I tentativi di recupero delle navi risalgono al Rinascimento
Solo tra il 1928 e il 1932 si affrontò l’impresa con metodi scientifici. Da uno studio del ministero della Marina si capì che per recuperare gli scafi senza danneggiarli era necessario prosciugare il lago
Le antiche navi visibili nelle acque del lago di Nemi, dovettero sempre risvegliare interesse e curiosità ma solo nel Rinascimento, dove si viveva in un clima d’amore per le antichità classiche, furono eseguiti i primi tentativi di recupero. Il primo a tentare l’impresa fu Leon Battista Alberti, chiamato dal cardinale Prospero Colonna, che nel 1446 montò una zattera dalla quale, tramite ganci (uncini) avrebbe dovuto sollevare la prima nave dal fondo del lago riportandola in superficie. Purtroppo riuscì solo a strappare parti della chiglia e a recuperare alcuni reperti in base ai quali le navi vennero erroneamente attribuite all’epoca di Traiano. Anche Leonardo Da Vinci, che fu chiamato dal papa per bonificare la pianura pontina, si occupò del recupero delle navi custodite dal lago. Leonardo, che inventò il primo palombaro e la prima campana, mandò i suoi collaboratori sul fondo delle acque di Nemi i quali confermarono la presenza delle navi. Lo scienziato avrebbe potuto riportare a galla le navi rimaste nel fondo del lago per 15 secoli grazie a otri piene d’aria legate ai legni, ma una volta recuperati gli scafi si sarebbe dovuto pensare a come e dove rimontarli, un lavoro certo difficilissimo. Quindi Leonardo pensò di abbandonare l’impresa.
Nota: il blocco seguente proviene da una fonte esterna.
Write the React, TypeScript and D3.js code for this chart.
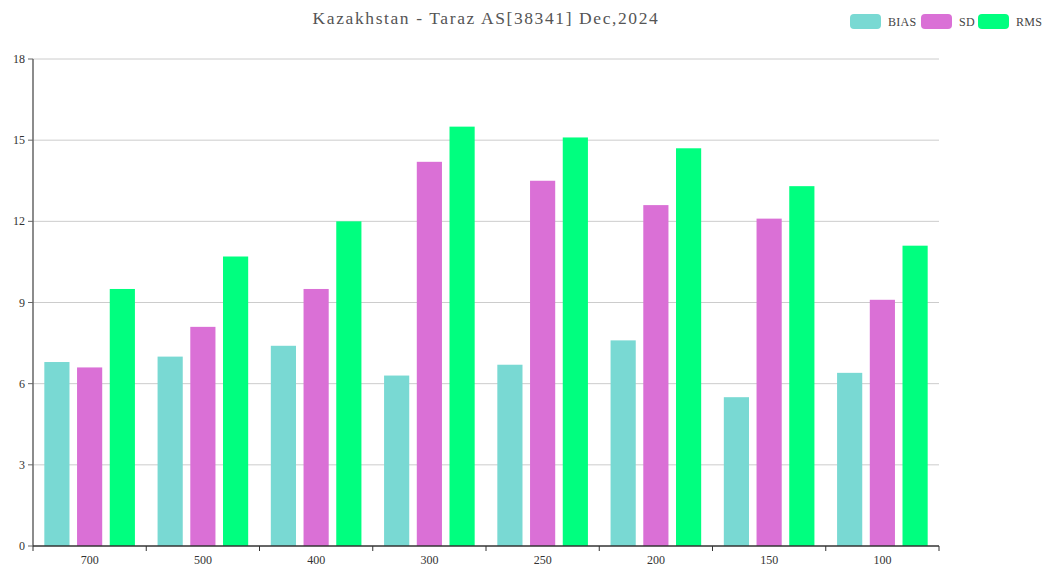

Nel 1535 ci provò Francesco De Marchi, che si immerse personalmente con uno scafandro ligneo, ma la sua impresa non ebbe maggior fortuna di Alberti e Da Vinci. Nei secoli successivi più che altro si susseguirono ruberie di parte degli scafi, finché nel 1827 Annesio Fusconi effettuò un nuovo vano tentativo di recupero. Nel 1895 l’antiquario Eliseo Borghi, su incarico degli Orsini, principi di Nemi, tentò il recupero ma anche la sua impresa si rivelò una depredazione degli oggetti più preziosi. Finalmente, tra il 1928 e il 1932 si affrontò l’impresa con metodi scientifici e con un recupero non distruttivo dei relitti. Da uno studio del ministero della Marina si capì che l’unico modo per recuperare gli scafi senza danneggiarli ulteriormente era prosciugando il lago. L’idea suscitò larghi consensi e alimentò tante fantasticherie sugli ipotetici tesori custoditi dalle navi. L’impresa ebbe luogo solo alla fine degli anni ’20, sotto il controllo di una commissione appositamente costituita.